The question now arises: by whom and how is the seller to be compensated for the discount if he is to realize the accounting price? Also, how can this be done without causing inflation?

A monetary branch of government

The compensation to the merchant would be the function of an independent monetary branch of government which would determine the discount mathematically, according to the figures compiled regarding production and consumption. The branch of government would be independent of the political system and private interests, much like are the courts, where judges are appointed by the government and render judgements according to laws which they have not legislated and according to evidence established by facts of which they are not authors.

In Canada, the monetary branch could be the Bank of Canada or the chartered banks.

Upon presentation of sales receipts demonstrating the total discount favouring customers, the monetary branch would give the total amount discounted to the merchant. This can be seen as the reverse of the sales tax, where a merchant takes money from a customer and forwards it to the government.

Credits granted to merchants would be based on the same foundation as are the credits created and loaned to borrowers by the banks, namely, the capacity of the country to produce. The capacity to produce represents the wealth of a nation. It is not a capacity owned by bankers but by a nation and its population.

Capacity is without value if there is no financial credit to make it available to society. The best proof of this fact is that restrictions result in a decrease in production. The potential financial credit which is made realizable (but not yet realized) by the productive capacity of the country represents the difference between the total productive capacity of the country and the total capacity to pay possessed by the population.

The compensations proposed for the discounted price are not large enough to cover all this difference since they are measured not according to the total productive capacity of the country but only according to production already realised and offered to the consumer. But what about inflation? Will not all these credits, freely distributed, tend to aggravate rather than subdue inflation?

It is a common error to describe every increase of the money supply as inflationary. Inflation can occur when issuing money results in an increase in prices. This happens when credit is issued in the form of interest-bearing loans; the interest is the factor that is inflationary. However, issuing credit with the provision that prices will be lowered is deflationary, not the opposite.

An economy cannot have both inflation and deflation at the same time. Credits which are issued to deflate prices cannot at the same time inflate them.

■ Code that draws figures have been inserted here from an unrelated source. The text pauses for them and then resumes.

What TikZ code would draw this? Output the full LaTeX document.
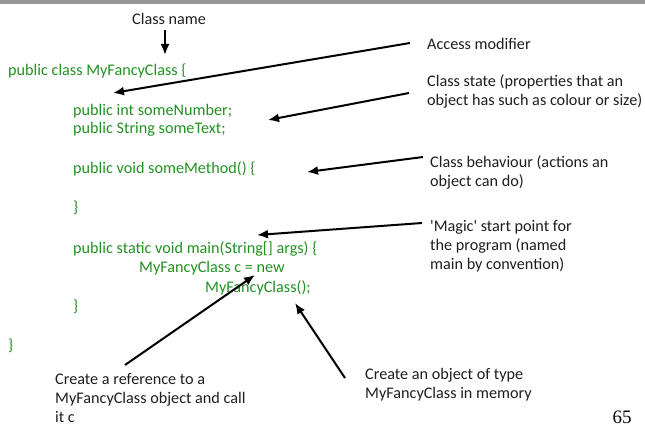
\documentclass[tikz,border=0pt]{standalone}
\usepackage{fontspec}
\setmainfont{Carlito}
\newfontfamily\pagenumfont{Liberation Serif}
\usetikzlibrary{arrows.meta,positioning,calc}
\definecolor{CodeGreen}{RGB}{34,145,34}
\definecolor{NoteGrey}{RGB}{30,30,30}
\definecolor{BarGrey}{RGB}{150,150,150}

\begin{document}
\begin{tikzpicture}[x=1pt, y=-1pt]
  \tikzstyle{code} = [anchor=base west, inner sep=0pt, text=CodeGreen, font=\fontsize{16.2}{19}\selectfont]
  \tikzstyle{note} = [anchor=base west, inner sep=0pt, text=NoteGrey, align=left, font=\fontsize{16.2}{19}\selectfont]
  \tikzstyle{pointer} = [draw=black, line width=2pt, -{Latex[length=11pt, width=9pt]}]

  \useasboundingbox (0,0) rectangle (645,425);
  \fill[BarGrey] (0,0) rectangle (645,4);

  % code lines
  \node [code] (clsHead) at (8,76) {public class MyFancyClass \{};
  \node [code] (fieldNum) at (73,116) {public int someNumber;};
  \node [code] (fieldTxt) at (73,134) {public String someText;};
  \node [code] (methHead) at (73,173) {public void someMethod() \{};
  \node [code] (methEnd) at (73,212) {\}};
  \node [code] (mainHead) at (73,253) {public static void main(String[] args) \{};
  \node [code] (mainDecl) at (139,272) {MyFancyClass c = new};
  \node [code] (mainNew) at (205,292) {MyFancyClass();};
  \node [code] (mainEnd) at (73,311) {\}};
  \node [code] (clsEnd) at (8,350) {\}};

  % notes (base = last line)
  \node [note] (nameNote) at (132,25) {Class name};
  \node [note] (accessNote) at (427,50) {Access modifier};
  \node [note] (stateNote) at (427,106) {Class state (properties that an\\object has such as colour or size)};
  \node [note] (behavNote) at (430,186) {Class behaviour (actions an\\object can do)};
  \node [note] (magicNote) at (430,269) {\textquotesingle Magic\textquotesingle{} start point for\\the program (named\\main by convention)};
  \node [note] (refNote) at (55,422) {Create a reference to a\\MyFancyClass object and call\\it c};
  \node [note] (objNote) at (365,398) {Create an object of type\\MyFancyClass in memory};
  \node [anchor=base, inner sep=0pt, font=\pagenumfont\fontsize{19}{23}\selectfont] (pageNum) at (622,423) {65};

  % arrow ends
  \coordinate (nameFrom) at (165,30);
  \coordinate (nameTo) at (165,55);
  \coordinate (accessFrom) at (410,43);
  \coordinate (accessTo) at (113,93);
  \coordinate (stateFrom) at (409,93);
  \coordinate (stateTo) at (268,120);
  \coordinate (behavFrom) at (423,157);
  \coordinate (behavTo) at (307,172);
  \coordinate (magicFrom) at (422,223);
  \coordinate (magicTo) at (257,235);
  \coordinate (refFrom) at (125,365);
  \coordinate (refTo) at (255,275);
  \coordinate (objFrom) at (345,378);
  \coordinate (objTo) at (295,303);

  \draw [pointer] (nameFrom) -- (nameTo);
  \draw [pointer] (accessFrom) -- (accessTo);
  \draw [pointer] (stateFrom) -- (stateTo);
  \draw [pointer] (behavFrom) -- (behavTo);
  \draw [pointer] (magicFrom) -- (magicTo);
  \draw [pointer] (refFrom) -- (refTo);
  \draw [pointer] (objFrom) -- (objTo);
\end{tikzpicture}
\end{document}
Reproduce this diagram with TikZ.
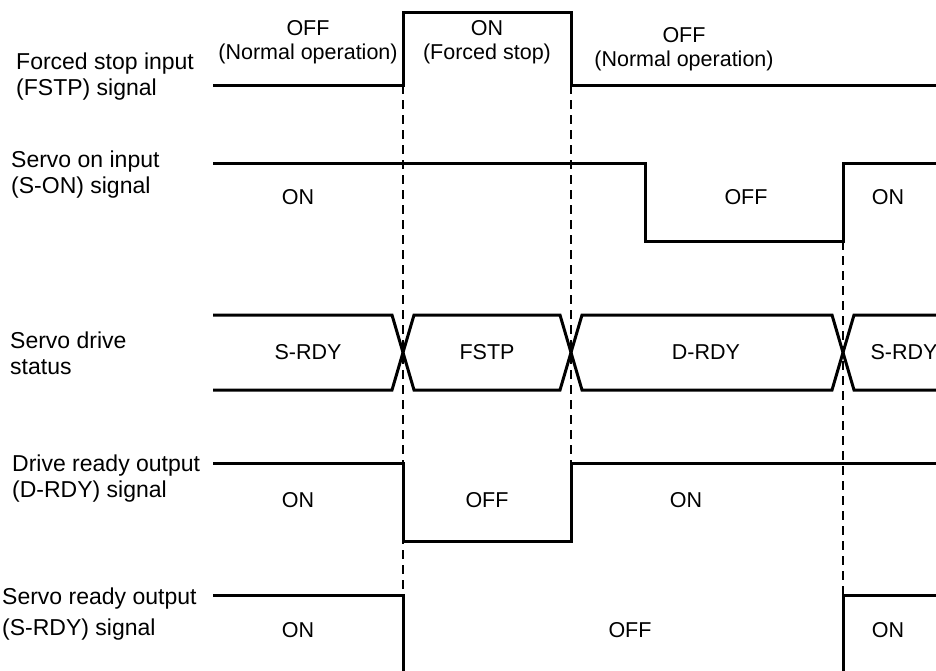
\documentclass[tikz,border=0pt]{standalone}
\usepackage{fontspec}
\setmainfont{Liberation Sans}
\usepackage{tikz}
\usetikzlibrary{
    positioning,
    calc
}

\tikzset{
    wave/.style={line width=3pt, line join=miter},
    guide/.style={line width=1.8pt, dash pattern=on 9pt off 6pt},
    signame/.style={anchor=west, align=left, inner sep=0pt,
        font=\fontsize{23}{26}\selectfont},
    state/.style={align=center, inner sep=0pt,
        font=\fontsize{21.5}{24.5}\selectfont}
}

\begin{document}
\begin{tikzpicture}[x=1pt, y=-1pt]
                \useasboundingbox (0,0) rectangle (936,670);

                \draw[guide] (403,85) -- (403,590);
                \draw[guide] (571,85) -- (571,463);
                \draw[guide] (843,241) -- (843,595);

                \draw[wave] (213,85) -- (403,85) -- (403,12) -- (571,12) -- (571,85) -- (936,85);
                \draw[wave] (213,163) -- (645,163) -- (645,241) -- (843,241) -- (843,163) -- (936,163);
                \draw[wave] (213,315) -- (392,315) -- (414,390) -- (560,390) -- (582,315) -- (832,315) -- (854,390) -- (936,390);
                \draw[wave] (213,390) -- (392,390) -- (414,315) -- (560,315) -- (582,390) -- (832,390) -- (854,315) -- (936,315);
                \draw[wave] (213,463) -- (403,463) -- (403,541) -- (571,541) -- (571,463) -- (936,463);
                \draw[wave] (213,595) -- (403,595) -- (403,672) -- (843,672) -- (843,595) -- (936,595);

                \node[signame] (fstplbl) at (16,77) {Forced stop input\\(FSTP) signal};
                \node[signame] (sonlbl) at (11,175) {Servo on input\\(S-ON) signal};
                \node[signame] (statlbl) at (10,353) {Servo drive\\status};
                \node[signame] (drdylbl) at (12,479) {Drive ready output\\(D-RDY) signal};
                \node[signame] (srdylbl) at (2,614) {Servo ready output\\[5pt](S-RDY) signal};

                \node[state] (fstpa) at (308,42) {OFF\\(Normal operation)};
                \node[state] (fstpb) at (487,42) {ON\\(Forced stop)};
                \node[state] (fstpc) at (684,49) {OFF\\(Normal operation)};

                \node[state] (sona) at (298,197) {ON};
                \node[state] (sonb) at (746,197) {OFF};
                \node[state] (sonc) at (888,197) {ON};

                \node[state] (stata) at (308,352) {S-RDY};
                \node[state] (statb) at (487,352) {FSTP};
                \node[state] (statc) at (706,352) {D-RDY};
                \node[state] (statd) at (904,352) {S-RDY};

                \node[state] (drdya) at (298,500) {ON};
                \node[state] (drdyb) at (487,500) {OFF};
                \node[state] (drdyc) at (686,500) {ON};

                \node[state] (srdya) at (298,630) {ON};
                \node[state] (srdyb) at (630,630) {OFF};
                \node[state] (srdyc) at (888,630) {ON};
            \end{tikzpicture}
\end{document}
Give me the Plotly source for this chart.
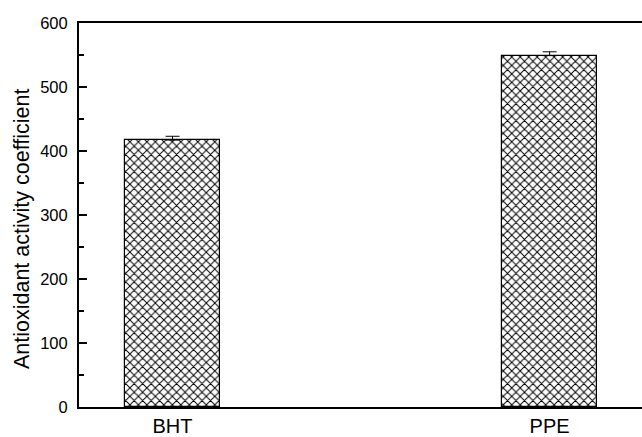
import plotly.graph_objects as go

categories = ["BHT", "PPE"]
values = [417, 549]
errors = [6, 6]
y_ticks = [0, 100, 200, 300, 400, 500, 600]
y_title = "Antioxidant activity coefficient"

fig = go.Figure()
fig.add_trace(go.Bar(
    x=[0, 1], y=values,
    width=0.25,
    marker=dict(color="white", line=dict(color="black", width=1.2),
                pattern=dict(shape="x", size=6, solidity=0.3, fgcolor="black", bgcolor="white", fillmode="replace")),
    error_y=dict(type="data", array=errors, arrayminus=[0, 0], symmetric=False,
                 color="black", thickness=1, width=7),
))

fig.update_layout(
    width=642, height=437,
    margin=dict(l=79, r=0, t=23, b=30),
    paper_bgcolor="white", plot_bgcolor="white",
    showlegend=False,
    font=dict(family="Liberation Sans, Arial, sans-serif", color="black"),
    bargap=0,
)
fig.update_xaxes(
    range=[-0.248, 1.245],
    tickmode="array", tickvals=[0, 1], ticktext=categories,
    ticks="", showgrid=False, zeroline=False,
    showline=True, linecolor="black", linewidth=2, mirror=True,
    tickfont=dict(size=20), ticklabelstandoff=0,
)
fig.update_yaxes(
    range=[0, 600],
    tickmode="array", tickvals=y_ticks,
    ticks="inside", ticklen=8, tickwidth=1.5, tickcolor="black",
    minor=dict(ticks="inside", ticklen=5, tickwidth=1.5, tickcolor="black", dtick=50, showgrid=False),
    showgrid=False, zeroline=False,
    showline=True, linecolor="black", linewidth=2, mirror=False,
    tickfont=dict(size=16.5), ticklabelstandoff=6,
)
fig.add_annotation(
    text=y_title, textangle=-90, showarrow=False,
    xref="paper", yref="paper", x=-0.1012, y=0.4635,
    xanchor="center", yanchor="middle",
    font=dict(size=21.5),
)
fig.write_html("out.html", config={"displayModeBar": False},
               post_script="document.body.style.margin='0';document.body.style.overflow='hidden';")
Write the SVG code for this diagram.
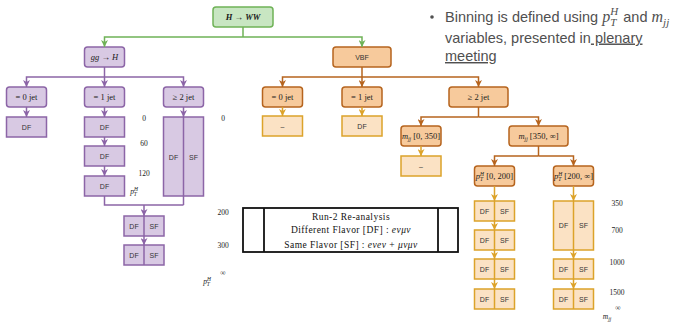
<svg xmlns="http://www.w3.org/2000/svg" width="674" height="322" viewBox="0 0 674 322">
<defs>
<style>
.g{fill:#c8e6c2;stroke:#6fb257;stroke-width:1.5}
.p{fill:#d8c9e3;stroke:#8c65a7;stroke-width:1.5}
.o{fill:#f7ca9c;stroke:#b6641e;stroke-width:1.5}
.y{fill:#fbe2c4;stroke:#dca32a;stroke-width:1.5}
.lg{fill:none;stroke:#6fb257;stroke-width:1.5}
.lp{fill:none;stroke:#8c65a7;stroke-width:1.5}
.lo{fill:none;stroke:#b6641e;stroke-width:1.5}
.ly{fill:none;stroke:#dca32a;stroke-width:1.5}
.t{font-family:"Liberation Serif",serif;font-size:8.5px;fill:#1a1a1a;text-anchor:middle}
.s{font-family:"Liberation Sans",sans-serif;font-size:7px;fill:#333;text-anchor:middle}
.ax{font-family:"Liberation Serif",serif;font-size:7.5px;fill:#222;text-anchor:middle}
.lt{font-family:"Liberation Serif",serif;font-size:9.5px;fill:#111;text-anchor:middle;letter-spacing:0.45px}
.i{font-style:italic}
.sub{font-size:5.5px;font-style:italic}
.bul{font-family:"Liberation Sans",sans-serif;font-size:14.5px;fill:#505050}
.m{font-family:"Liberation Serif",serif;font-style:italic}
</style>
<marker id="ag" viewBox="0 0 10 10" refX="10" refY="5" markerUnits="userSpaceOnUse" markerWidth="7" markerHeight="7" orient="auto"><path d="M0,0 L10,5 L0,10 L3,5 z" fill="#6fb257"/></marker>
<marker id="ap" viewBox="0 0 10 10" refX="10" refY="5" markerUnits="userSpaceOnUse" markerWidth="7" markerHeight="7" orient="auto"><path d="M0,0 L10,5 L0,10 L3,5 z" fill="#8c65a7"/></marker>
<marker id="ao" viewBox="0 0 10 10" refX="10" refY="5" markerUnits="userSpaceOnUse" markerWidth="7" markerHeight="7" orient="auto"><path d="M0,0 L10,5 L0,10 L3,5 z" fill="#b6641e"/></marker>
<marker id="ay" viewBox="0 0 10 10" refX="10" refY="5" markerUnits="userSpaceOnUse" markerWidth="7" markerHeight="7" orient="auto"><path d="M0,0 L10,5 L0,10 L3,5 z" fill="#dca32a"/></marker>
</defs>
<rect width="674" height="322" fill="#ffffff"/>

<!-- bullet text -->
<g id="note">
<circle cx="432" cy="17" r="1.8" fill="#505050"/>
<text class="bul" x="445" y="22">Binning is defined using <tspan class="m" font-size="16">p</tspan><tspan class="m" font-size="11" dy="-7">H</tspan><tspan class="m" font-size="11" dx="-8" dy="11">T</tspan><tspan dx="3" dy="-4"> and </tspan><tspan class="m" font-size="16">m</tspan><tspan class="m" font-size="11" dy="4">jj</tspan></text>
<text class="bul" x="445" y="42.5">variables, presented in<tspan text-decoration="underline"> plenary</tspan></text>
<text class="bul" x="445" y="61"><tspan text-decoration="underline">meeting</tspan></text>
</g>

<!-- green root -->
<g id="n-hww"><rect class="g" x="213" y="7" width="60" height="20" rx="3"/><text class="t" x="243" y="20" font-weight="bold"><tspan class="i">H</tspan> → <tspan class="i">WW</tspan></text></g>

<!-- purple ggH branch -->
<g id="n-ggh"><rect class="p" x="84.5" y="47" width="40" height="20" rx="3"/><text class="t" x="104.5" y="60"><tspan class="i">gg</tspan> → <tspan class="i">H</tspan></text></g>
<g id="n-p0"><rect class="p" x="6.5" y="87" width="40" height="20" rx="3"/><text class="t" x="26.5" y="100">= 0 jet</text></g>
<g id="n-p1"><rect class="p" x="84.5" y="87" width="40" height="20" rx="3"/><text class="t" x="104.5" y="100">= 1 jet</text></g>
<g id="n-p2"><rect class="p" x="163.5" y="87" width="40" height="20" rx="3"/><text class="t" x="183.5" y="100">≥  2 jet</text></g>
<g id="n-p0-df"><rect class="p" x="6.5" y="117" width="40" height="20"/><text class="s" x="26.5" y="129.5">DF</text></g>
<g id="n-p1-a"><rect class="p" x="84.5" y="117" width="40" height="20"/><text class="s" x="104.5" y="129.5">DF</text></g>
<g id="n-p1-b"><rect class="p" x="84.5" y="146" width="40" height="20"/><text class="s" x="104.5" y="158.5">DF</text></g>
<g id="n-p1-c"><rect class="p" x="84.5" y="176" width="40" height="20"/><text class="s" x="104.5" y="188.5">DF</text></g>
<g id="n-p2-big"><rect class="p" x="163.5" y="117" width="40" height="79"/><text class="s" x="173.5" y="159.5">DF</text><text class="s" x="193.5" y="159.5">SF</text></g>
<g id="n-p-200"><rect class="p" x="124" y="216" width="40" height="20"/><text class="s" x="134" y="228.5">DF</text><text class="s" x="154" y="228.5">SF</text></g>
<g id="n-p-300"><rect class="p" x="124" y="245" width="40" height="20"/><text class="s" x="134" y="257.5">DF</text><text class="s" x="154" y="257.5">SF</text></g>

<!-- orange VBF branch -->
<g id="n-vbf"><rect class="o" x="333" y="47" width="58" height="20" rx="3"/><text class="s" x="362" y="59.5" font-size="6.5">VBF</text></g>
<g id="n-o0"><rect class="o" x="262.5" y="87" width="40" height="20" rx="3"/><text class="t" x="282.5" y="100">= 0 jet</text></g>
<g id="n-o1"><rect class="o" x="342" y="87" width="40" height="20" rx="3"/><text class="t" x="362" y="100">= 1 jet</text></g>
<g id="n-o2"><rect class="o" x="449" y="87" width="59" height="20" rx="3"/><text class="t" x="478.5" y="100">≥  2 jet</text></g>
<g id="n-o0-x"><rect class="y" x="262.5" y="116" width="40" height="20"/><text class="s" x="282.5" y="128.5">–</text></g>
<g id="n-o1-df"><rect class="y" x="342" y="116" width="40" height="20"/><text class="s" x="362" y="128.5">DF</text></g>
<g id="n-mjj-lo"><rect class="o" x="401" y="126" width="40" height="20" rx="3"/><text class="t" x="421" y="139"><tspan class="i">m</tspan><tspan class="sub" dy="1.5">jj</tspan><tspan dy="-1.5"> [0, 350]</tspan></text></g>
<g id="n-mjj-lo-x"><rect class="y" x="401" y="156" width="40" height="20"/><text class="s" x="421" y="168.5">–</text></g>
<g id="n-mjj-hi"><rect class="o" x="509" y="126" width="59" height="20" rx="3"/><text class="t" x="538.5" y="139"><tspan class="i">m</tspan><tspan class="sub" dy="1.5">jj</tspan><tspan dy="-1.5"> [350, ∞]</tspan></text></g>
<g id="n-pt-lo"><rect class="o" x="474.5" y="166" width="40" height="20" rx="3"/><text class="t" x="494.5" y="179"><tspan class="i">p</tspan><tspan class="sub" dy="-3">H</tspan><tspan class="sub" dx="-4" dy="5">T</tspan><tspan dx="1" dy="-2"> [0, 200]</tspan></text></g>
<g id="n-pt-hi"><rect class="o" x="553.5" y="166" width="40" height="20" rx="3"/><text class="t" x="573.5" y="179"><tspan class="i">p</tspan><tspan class="sub" dy="-3">H</tspan><tspan class="sub" dx="-4" dy="5">T</tspan><tspan dx="1" dy="-2"> [200, ∞]</tspan></text></g>
<g id="n-yl-1"><rect class="y" x="474.5" y="201" width="40" height="20"/><text class="s" x="484.5" y="213.5">DF</text><text class="s" x="504.5" y="213.5">SF</text></g>
<g id="n-yl-2"><rect class="y" x="474.5" y="230" width="40" height="20"/><text class="s" x="484.5" y="242.5">DF</text><text class="s" x="504.5" y="242.5">SF</text></g>
<g id="n-yl-3"><rect class="y" x="474.5" y="259" width="40" height="20"/><text class="s" x="484.5" y="271.5">DF</text><text class="s" x="504.5" y="271.5">SF</text></g>
<g id="n-yl-4"><rect class="y" x="474.5" y="289" width="40" height="20"/><text class="s" x="484.5" y="301.5">DF</text><text class="s" x="504.5" y="301.5">SF</text></g>
<g id="n-yr-1"><rect class="y" x="553.5" y="201" width="40" height="49"/><text class="s" x="563.5" y="228">DF</text><text class="s" x="583.5" y="228">SF</text></g>
<g id="n-yr-2"><rect class="y" x="553.5" y="259" width="40" height="20"/><text class="s" x="563.5" y="271.5">DF</text><text class="s" x="583.5" y="271.5">SF</text></g>
<g id="n-yr-3"><rect class="y" x="553.5" y="289" width="40" height="20"/><text class="s" x="563.5" y="301.5">DF</text><text class="s" x="583.5" y="301.5">SF</text></g>

<!-- legend table -->
<g id="legend">
<rect x="243" y="208" width="215" height="44" fill="none" stroke="#111" stroke-width="1.8"/>
<line x1="264" y1="208" x2="264" y2="252" stroke="#111" stroke-width="1.8"/>
<line x1="438" y1="208" x2="438" y2="252" stroke="#111" stroke-width="1.8"/>
<text class="lt" x="351" y="219.5">Run-2 Re-analysis</text>
<text class="lt" x="351" y="233">Different Flavor [DF] : <tspan class="i">eνμν</tspan></text>
<text class="lt" x="351" y="247.5">Same Flavor [SF] : <tspan class="i">eνeν</tspan> + <tspan class="i">μνμν</tspan></text>
</g>

<!-- axis labels -->
<g id="labels">
<text class="ax" x="144" y="120.5">0</text>
<text class="ax" x="144" y="145.5">60</text>
<text class="ax" x="144" y="175.5">120</text>
<text class="ax" x="134" y="194"><tspan class="i">p</tspan><tspan class="sub" dy="-3">H</tspan><tspan class="sub" dx="-4" dy="5">T</tspan></text>
<text class="ax" x="223" y="120.5">0</text>
<text class="ax" x="223" y="214.5">200</text>
<text class="ax" x="223" y="247.5">300</text>
<text class="ax" x="223" y="274.5">∞</text>
<text class="ax" x="207" y="284"><tspan class="i">p</tspan><tspan class="sub" dy="-3">H</tspan><tspan class="sub" dx="-4" dy="5">T</tspan></text>
<text class="ax" x="617" y="205.5">350</text>
<text class="ax" x="617" y="232.5">700</text>
<text class="ax" x="617" y="265">1000</text>
<text class="ax" x="617" y="294.5">1500</text>
<text class="ax" x="618" y="309.5">∞</text>
<text class="ax" x="607" y="319"><tspan class="i">m</tspan><tspan class="sub" dy="1.5">jj</tspan></text>
</g>

<!-- connectors -->
<g id="connectors">
<path class="lg" d="M243,27V37"/>
<path class="lg" d="M243,37H104.5V47" marker-end="url(#ag)"/>
<path class="lg" d="M243,37H362V47" marker-end="url(#ag)"/>

<path class="lp" d="M104.5,67V77"/>
<path class="lp" d="M104.5,77H26.5V87" marker-end="url(#ap)"/>
<path class="lp" d="M104.5,77V87" marker-end="url(#ap)"/>
<path class="lp" d="M104.5,77H183.5V87" marker-end="url(#ap)"/>
<path class="lp" d="M26.5,107V117" marker-end="url(#ap)"/>
<path class="lp" d="M104.5,107V117" marker-end="url(#ap)"/>
<path class="lp" d="M104.5,137V146" marker-end="url(#ap)"/>
<path class="lp" d="M104.5,166V176" marker-end="url(#ap)"/>
<path class="lp" d="M183.5,107V117" marker-end="url(#ap)"/>
<path class="lp" d="M183.5,117V205"/>
<path class="lp" d="M104.5,196V205H183.5"/>
<path class="lp" d="M144,205V216" marker-end="url(#ap)"/>
<path class="lp" d="M144,216V236"/>
<path class="lp" d="M144,236V245" marker-end="url(#ap)"/>
<path class="lp" d="M144,245V265"/>

<path class="lo" d="M362,67V77"/>
<path class="lo" d="M362,77H282.5V87" marker-end="url(#ao)"/>
<path class="lo" d="M362,77V87" marker-end="url(#ao)"/>
<path class="lo" d="M362,77H478.5V87" marker-end="url(#ao)"/>
<path class="lo" d="M478.5,107V117"/>
<path class="lo" d="M478.5,117H421V126" marker-end="url(#ao)"/>
<path class="lo" d="M478.5,117H538.5V126" marker-end="url(#ao)"/>
<path class="lo" d="M538.5,146V156"/>
<path class="lo" d="M538.5,156H494.5V166" marker-end="url(#ao)"/>
<path class="lo" d="M538.5,156H573.5V166" marker-end="url(#ao)"/>

<path class="ly" d="M282.5,107V116" marker-end="url(#ay)"/>
<path class="ly" d="M362,107V116" marker-end="url(#ay)"/>
<path class="ly" d="M421,146V156" marker-end="url(#ay)"/>
<path class="ly" d="M494.5,186V201" marker-end="url(#ay)"/>
<path class="ly" d="M494.5,201V221"/>
<path class="ly" d="M494.5,221V230" marker-end="url(#ay)"/>
<path class="ly" d="M494.5,230V250"/>
<path class="ly" d="M494.5,250V259" marker-end="url(#ay)"/>
<path class="ly" d="M494.5,259V279"/>
<path class="ly" d="M494.5,279V289" marker-end="url(#ay)"/>
<path class="ly" d="M494.5,289V309"/>
<path class="ly" d="M573.5,186V201" marker-end="url(#ay)"/>
<path class="ly" d="M573.5,201V250"/>
<path class="ly" d="M573.5,250V259" marker-end="url(#ay)"/>
<path class="ly" d="M573.5,259V279"/>
<path class="ly" d="M573.5,279V289" marker-end="url(#ay)"/>
<path class="ly" d="M573.5,289V309"/>
</g>
</svg>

Another objection to this scheme is that the wholesaler could increase his accounting price since he is certain of gain, thanks to the discount. However, competition will continue to play its role in the matter of price as it does with quality. The buyer will have a choice where to spend his money, and pricing will be a consideration. If the consumer does not purchase from a particular producer, there will be no compensated discount for the customer, and so, no compensation to the producer or merchant.

Secondly, an increase in purchasing power to the consumer will not pass through the production system to impact prices. The difficulty in understanding this resides precisely in the fact that today all money entering into circulation must pass through industry and hence must appear in the accounting price.

Thirdly; If, in spite of competition, there should arise abuses in certain places, there is nothing to prevent the national monetary branch from developing regulations to address the problem. Since the system's design favours both the merchant and the buyer, there could be limits placed on what constitutes a reasonable profit when establishing the accounting price. A possible sanction could be the loss of the privilege of the discount, which would have the effect of branding those firms guilty in the eyes of the buying public.